Muito porque o próprio Volmar voltou para a sua Passo Fundo, desarticulando o
movimento.
- O mais importante é que a Coligay foi pé-quente para que o
Grêmio voltasse a conquistar títulos – resumiu Volmar, mostrando que, no fim, o
objetivo era o amor ao clube.
Deixou, no entanto, um legado além. Diante de uma
modernidade salpicada de crimes, racismo e jovens mortos até com arremesso de
privada em estádio, mostrou que é possível torcer sem violência. Pagavam suas
próprias viagens e a única coisa que pediram ao então presidente Hélio Dourado
foi uma pequena sala no Olímpico para guardar seus chamativos adereços. Dourado
foi o responsável por finalizar o segundo anel do Olímpico, em 1980. Na
histórica campanha do cimento, contou com o apoio da Coligay, que promovia
festas e arrecadava verba pelo interior gaúcho.
Depois da Coligay, surgiram algumas tentativas semelhantes
em outros clubes. Até no Inter, a Interflowers, que não vingou. A mais famosa
foi a Flagay, em 1979. Que, em sua estreia, viu uma derrota estrondosa para o
Fluminense por 3 a
0. O presidente Marcio Braga disse ter sido “praga” da Flagay, que acabou
caindo em descrédito.

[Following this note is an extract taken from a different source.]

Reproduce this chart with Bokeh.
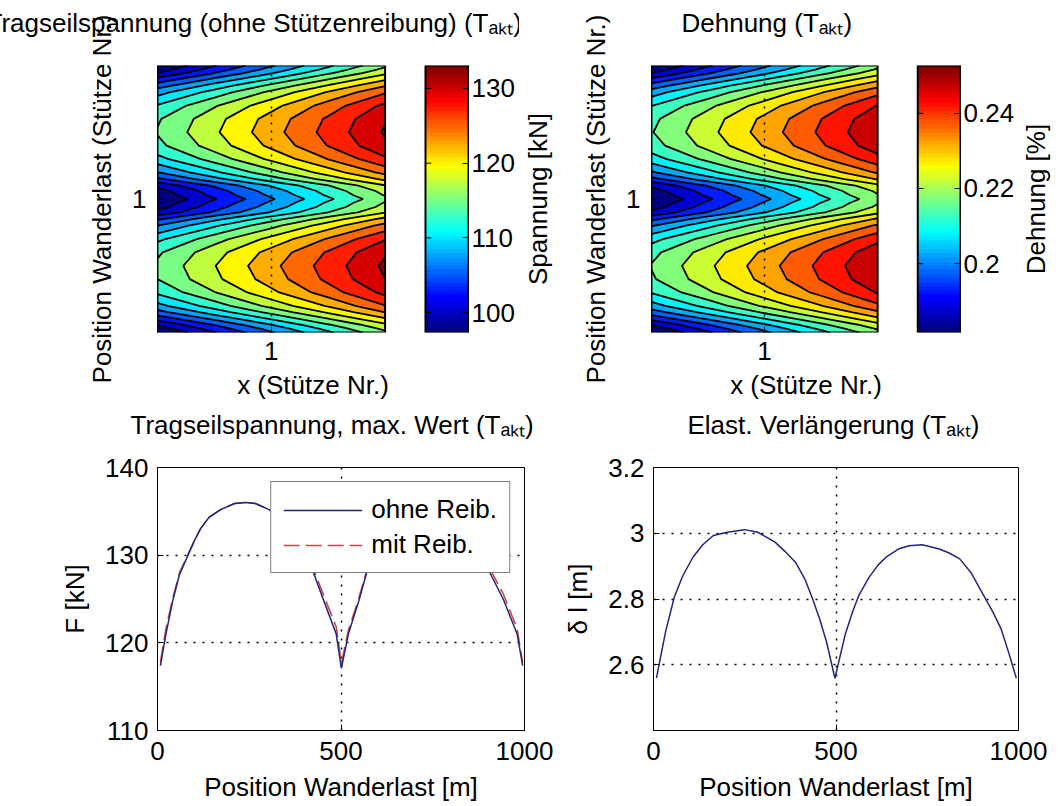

O tempo também apagou a importância de uma torcida
organizada homossexual no Rio Grande do Sul enrijecido pela ditadura militar.
Embora todos os gremistas da época reconheçam seu pioneirismo, o clube em si
jamais mencionou o movimento com orgulho ou dedicou algum espaço em seu antigo memorial,
no Olímpico. A Coligay ressurgiu em 2009, numa faixa na Venezuela, quando o
Grêmio enfrentou o Caracas, pela Libertadores. Volmar confirma que ela foi
estendida por antigo membro, que foi morar naquele país após se apaixonar por
um venezuelano.
Agora, a torcida revive, ganha fôlego no texto de Léo
Gerchamnn. “Coligay, tricolor e de todas as cores” é um livro não apenas para
quem gosta de esporte, do Grêmio ou de movimentos pela igualdade. É uma obra
para todos. Como era a Coligay. Como deve ser o futebol.